I have a new future in sight, dreams that are mine to dream, and expectations of finding myself all over again with a little hard work and help from the love of my life…and so I write.


In this family we see a first-born prince and his princess who have survived the threats of those around them even when they invited those that would try to hurt them into their lives embracing their wonderfully made children.
Followed by the youngest and dearly loved prince and his princess who met in a far off land where both their long journey’s took them and they are there with their little knights.
Wait, did you catch it? The little knights and princes are one in the same, so how do brother and sister share them? Because their father is not of this world but rather the creator of this world. Here in this fairy tale family we have two brothers and a sister-in-love turned daughter. Here we see redemption in a story that would have ended with death and despair if our Father hadn’t stepped in, here in our land we know the meaning of family is forever because even into eternity we will see each other and we want what is best for our children rather than our own comfort. So, we have this as a result.

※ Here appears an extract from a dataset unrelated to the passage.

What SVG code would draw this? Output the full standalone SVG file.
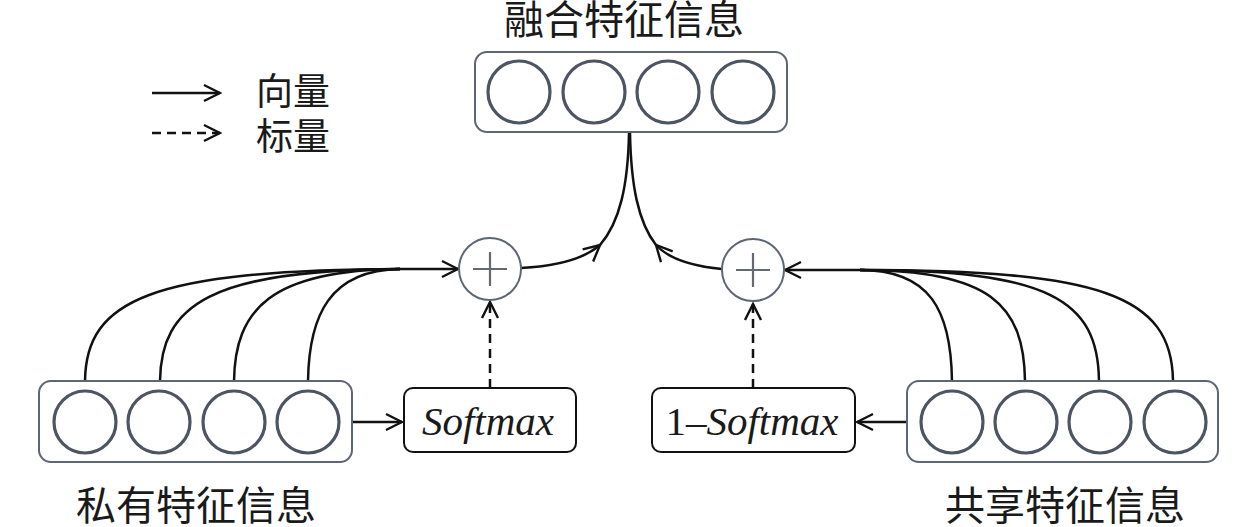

Two people brought together in youth and pulled apart by the evils that await all of us in this world. Theirs is a story that has an ending hand written by the Father above. Because of the author being who He is we were able to celebrate together as a family the best Thanksgiving of all time. We shared laughter, joy that we were all here, alive, and claimed by the God that created us to be family. This picture drawn by my sweet brother-in-love and his beautiful wife together with my sweet seester and her adoring husband was used to show the children who have been hurt by family being ripped apart by the villain of this world that love does indeed overcome, true love that pours out of the Fathers heart to ours.